A playing field had to be cordoned off on Saturday night when 12-year-old Kane Byrne made the discovery at the site of a major Second World War aerodrome.
It was just weeks after he hit the headlines when he and a friend found two devices with a detector given for Christmas - before taking them home.
Kane's father Karl said: "I had told him to keep away from the site where he had found the rockets, but now he found this in a field just 200 yards away.
"It makes me wonder how many of these there are and I think they have come to the surface because of the amount of rain we have had."
Kane, 12, discovered the 10in long shell in a playing field close to Haven Drive on Saturday.
"It makes me wonder how many of these there are and I think they have come to the surface because of the amount of rain we have had..." - Kane's father Karl Byrne
Police were called to the site at 5.32pm and sealed off the area until the Ministry of Defence's explosive ordnance disposal team attended.
They took the device away and the cordon was removed by police next morning.
The site is 200 yards from his family home in Curlew Place, but also close to where he and pal Alex Taylor, 12, found the two 10 to 12in Second World War rockets heads on January 9.
They boys had then brought back the weapons to Kane's family home, much to the consternation of Mr Byrne.

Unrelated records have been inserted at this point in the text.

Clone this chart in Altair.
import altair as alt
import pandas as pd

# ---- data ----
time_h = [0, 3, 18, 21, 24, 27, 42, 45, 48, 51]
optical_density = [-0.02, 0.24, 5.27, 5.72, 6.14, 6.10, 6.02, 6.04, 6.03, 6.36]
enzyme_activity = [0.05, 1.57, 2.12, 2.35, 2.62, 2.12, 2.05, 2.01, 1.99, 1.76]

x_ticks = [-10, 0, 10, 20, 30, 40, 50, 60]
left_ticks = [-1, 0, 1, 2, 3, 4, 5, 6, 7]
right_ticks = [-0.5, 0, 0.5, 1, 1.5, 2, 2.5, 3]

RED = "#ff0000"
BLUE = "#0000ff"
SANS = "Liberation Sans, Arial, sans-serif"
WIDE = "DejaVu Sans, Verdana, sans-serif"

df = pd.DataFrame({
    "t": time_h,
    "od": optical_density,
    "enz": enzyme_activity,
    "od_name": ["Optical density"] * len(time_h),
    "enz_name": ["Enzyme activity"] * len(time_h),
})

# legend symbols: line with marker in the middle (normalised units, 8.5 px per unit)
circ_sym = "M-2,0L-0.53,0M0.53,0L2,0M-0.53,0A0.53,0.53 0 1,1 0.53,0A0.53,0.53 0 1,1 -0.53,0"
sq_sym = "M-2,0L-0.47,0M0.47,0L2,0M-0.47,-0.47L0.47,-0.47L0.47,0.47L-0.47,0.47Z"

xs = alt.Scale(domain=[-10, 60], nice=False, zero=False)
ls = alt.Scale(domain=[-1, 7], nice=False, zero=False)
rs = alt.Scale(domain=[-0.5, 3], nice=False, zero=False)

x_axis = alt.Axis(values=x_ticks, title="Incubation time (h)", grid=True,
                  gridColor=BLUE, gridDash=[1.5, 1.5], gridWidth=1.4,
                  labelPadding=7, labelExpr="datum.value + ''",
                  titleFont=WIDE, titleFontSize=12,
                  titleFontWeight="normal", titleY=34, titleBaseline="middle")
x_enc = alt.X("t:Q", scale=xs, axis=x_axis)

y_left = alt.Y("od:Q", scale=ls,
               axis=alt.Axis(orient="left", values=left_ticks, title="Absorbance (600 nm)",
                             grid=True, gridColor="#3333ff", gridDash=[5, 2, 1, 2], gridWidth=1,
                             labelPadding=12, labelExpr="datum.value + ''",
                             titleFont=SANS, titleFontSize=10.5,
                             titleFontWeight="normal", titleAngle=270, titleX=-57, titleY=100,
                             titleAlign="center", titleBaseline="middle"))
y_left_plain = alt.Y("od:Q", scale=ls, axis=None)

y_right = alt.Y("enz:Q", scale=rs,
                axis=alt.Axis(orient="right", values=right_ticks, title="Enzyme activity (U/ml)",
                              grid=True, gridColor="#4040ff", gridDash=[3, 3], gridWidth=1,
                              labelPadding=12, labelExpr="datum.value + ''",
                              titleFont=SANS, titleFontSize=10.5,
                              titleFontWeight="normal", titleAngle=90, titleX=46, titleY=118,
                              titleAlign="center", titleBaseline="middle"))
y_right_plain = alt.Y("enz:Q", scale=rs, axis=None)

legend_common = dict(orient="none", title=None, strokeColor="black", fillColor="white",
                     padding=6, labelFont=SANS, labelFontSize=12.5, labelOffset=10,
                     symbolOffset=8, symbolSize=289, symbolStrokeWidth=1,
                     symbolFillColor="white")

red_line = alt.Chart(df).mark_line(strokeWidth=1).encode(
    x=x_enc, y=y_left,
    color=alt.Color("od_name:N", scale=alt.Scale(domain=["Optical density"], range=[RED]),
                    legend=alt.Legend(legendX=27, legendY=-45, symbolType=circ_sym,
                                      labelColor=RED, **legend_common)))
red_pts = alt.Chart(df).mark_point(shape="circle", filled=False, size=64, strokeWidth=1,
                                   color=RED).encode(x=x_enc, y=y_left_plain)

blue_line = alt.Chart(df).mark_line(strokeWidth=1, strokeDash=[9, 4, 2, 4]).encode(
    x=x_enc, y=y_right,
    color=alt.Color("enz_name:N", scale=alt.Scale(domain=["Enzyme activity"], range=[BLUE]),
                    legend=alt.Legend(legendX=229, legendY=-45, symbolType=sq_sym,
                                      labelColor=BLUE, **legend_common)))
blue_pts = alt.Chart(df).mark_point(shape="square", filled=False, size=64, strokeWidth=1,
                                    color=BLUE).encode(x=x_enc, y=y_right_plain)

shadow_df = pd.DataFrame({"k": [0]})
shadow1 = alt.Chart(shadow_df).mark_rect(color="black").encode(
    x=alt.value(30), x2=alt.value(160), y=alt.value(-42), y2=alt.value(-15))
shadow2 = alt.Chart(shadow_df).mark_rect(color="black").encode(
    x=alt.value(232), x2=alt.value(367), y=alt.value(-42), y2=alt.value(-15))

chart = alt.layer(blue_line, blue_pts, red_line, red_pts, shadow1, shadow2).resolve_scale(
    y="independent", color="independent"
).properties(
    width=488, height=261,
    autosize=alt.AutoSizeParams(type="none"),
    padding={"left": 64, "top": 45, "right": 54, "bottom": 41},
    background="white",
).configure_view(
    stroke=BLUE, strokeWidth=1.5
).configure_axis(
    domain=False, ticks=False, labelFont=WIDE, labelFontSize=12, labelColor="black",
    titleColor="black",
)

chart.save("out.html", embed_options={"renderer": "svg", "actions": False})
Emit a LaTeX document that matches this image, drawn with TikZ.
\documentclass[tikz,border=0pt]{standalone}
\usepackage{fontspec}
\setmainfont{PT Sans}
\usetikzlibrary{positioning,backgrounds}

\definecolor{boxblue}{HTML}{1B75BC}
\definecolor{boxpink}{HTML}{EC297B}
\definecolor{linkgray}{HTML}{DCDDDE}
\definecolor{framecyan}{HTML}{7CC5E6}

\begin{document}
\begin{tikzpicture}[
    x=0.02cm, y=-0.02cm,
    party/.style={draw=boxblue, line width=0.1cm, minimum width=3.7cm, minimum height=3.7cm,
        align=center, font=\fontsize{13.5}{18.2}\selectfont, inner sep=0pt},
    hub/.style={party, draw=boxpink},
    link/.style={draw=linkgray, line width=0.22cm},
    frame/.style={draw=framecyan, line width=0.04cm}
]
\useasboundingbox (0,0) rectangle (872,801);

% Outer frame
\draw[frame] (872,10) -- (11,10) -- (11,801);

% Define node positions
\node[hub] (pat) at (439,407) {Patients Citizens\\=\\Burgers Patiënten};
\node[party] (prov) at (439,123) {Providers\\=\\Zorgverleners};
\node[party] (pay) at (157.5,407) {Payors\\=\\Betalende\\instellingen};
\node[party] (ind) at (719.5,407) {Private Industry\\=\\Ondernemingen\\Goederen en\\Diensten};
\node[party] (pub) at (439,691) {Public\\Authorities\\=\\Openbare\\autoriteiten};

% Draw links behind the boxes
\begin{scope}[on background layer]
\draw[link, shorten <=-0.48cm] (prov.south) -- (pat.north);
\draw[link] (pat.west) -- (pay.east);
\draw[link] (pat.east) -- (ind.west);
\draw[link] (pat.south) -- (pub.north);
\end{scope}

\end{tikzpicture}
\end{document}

This time Kane immediately rang his father, who alerted police.
Mr Byrne, 41, said: "After last time, he learned to leave the object there and phoned me. He dug a little and saw the shape of the object and guessed what it was after last time.

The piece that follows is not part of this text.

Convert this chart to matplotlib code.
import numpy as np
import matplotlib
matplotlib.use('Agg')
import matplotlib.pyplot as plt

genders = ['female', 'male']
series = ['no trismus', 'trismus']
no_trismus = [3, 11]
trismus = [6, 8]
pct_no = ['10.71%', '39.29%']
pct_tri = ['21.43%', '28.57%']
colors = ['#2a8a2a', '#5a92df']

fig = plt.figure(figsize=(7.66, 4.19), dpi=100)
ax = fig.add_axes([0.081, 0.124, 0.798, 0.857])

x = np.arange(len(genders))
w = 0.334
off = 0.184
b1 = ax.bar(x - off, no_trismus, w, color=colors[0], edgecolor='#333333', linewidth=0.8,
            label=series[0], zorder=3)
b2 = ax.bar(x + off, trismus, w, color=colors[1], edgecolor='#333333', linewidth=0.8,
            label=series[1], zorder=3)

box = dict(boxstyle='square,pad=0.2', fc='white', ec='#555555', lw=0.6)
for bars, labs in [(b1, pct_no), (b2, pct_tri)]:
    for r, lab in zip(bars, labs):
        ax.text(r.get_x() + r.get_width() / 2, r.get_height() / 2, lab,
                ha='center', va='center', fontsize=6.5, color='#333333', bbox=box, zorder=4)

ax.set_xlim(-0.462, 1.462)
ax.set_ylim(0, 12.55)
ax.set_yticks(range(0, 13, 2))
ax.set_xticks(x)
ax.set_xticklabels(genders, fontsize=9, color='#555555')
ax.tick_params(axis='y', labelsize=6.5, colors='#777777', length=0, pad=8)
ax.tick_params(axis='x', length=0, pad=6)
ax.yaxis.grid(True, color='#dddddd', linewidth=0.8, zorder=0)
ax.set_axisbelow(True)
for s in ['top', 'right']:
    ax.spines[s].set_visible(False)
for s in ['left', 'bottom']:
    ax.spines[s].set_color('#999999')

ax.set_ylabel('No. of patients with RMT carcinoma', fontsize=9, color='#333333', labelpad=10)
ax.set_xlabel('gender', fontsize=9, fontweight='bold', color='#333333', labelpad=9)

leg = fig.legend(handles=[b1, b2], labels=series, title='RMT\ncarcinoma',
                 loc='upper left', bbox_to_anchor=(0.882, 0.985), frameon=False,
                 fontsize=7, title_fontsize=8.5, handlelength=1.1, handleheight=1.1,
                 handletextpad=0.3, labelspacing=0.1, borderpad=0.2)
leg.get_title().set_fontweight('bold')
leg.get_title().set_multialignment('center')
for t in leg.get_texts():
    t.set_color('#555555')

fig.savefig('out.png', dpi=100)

"It was only three or four inches below ground and this was the second time ever had used the metal detector.
"The bomb disposal team couldn't come round until 7am next day so police had to keep the area cordoned off overnight."
Kane, who attends Dover Grammar School for Boys, had this time made the discovery with another pal from Hawkinge.
The weapons found in January had been identified as British anti-tank rocket warheads from the Second World War.
The shell has also been confirmed as from that period by the Ministry of Defence.
The Byrne family live on the Turlingham Village Estate, which is on the original Hawkinge Aerodrome, a vital airfield during the Battle of Britain.
The MoD has now confirmed that neither the two rocket heads or the shell were explosive.
A spokesman said: "The rocket heads were practice rounds and not explosive. The shell was a solid lump of metal, like a large bullet. It cannot explode because it is a weapon for penetrating objects."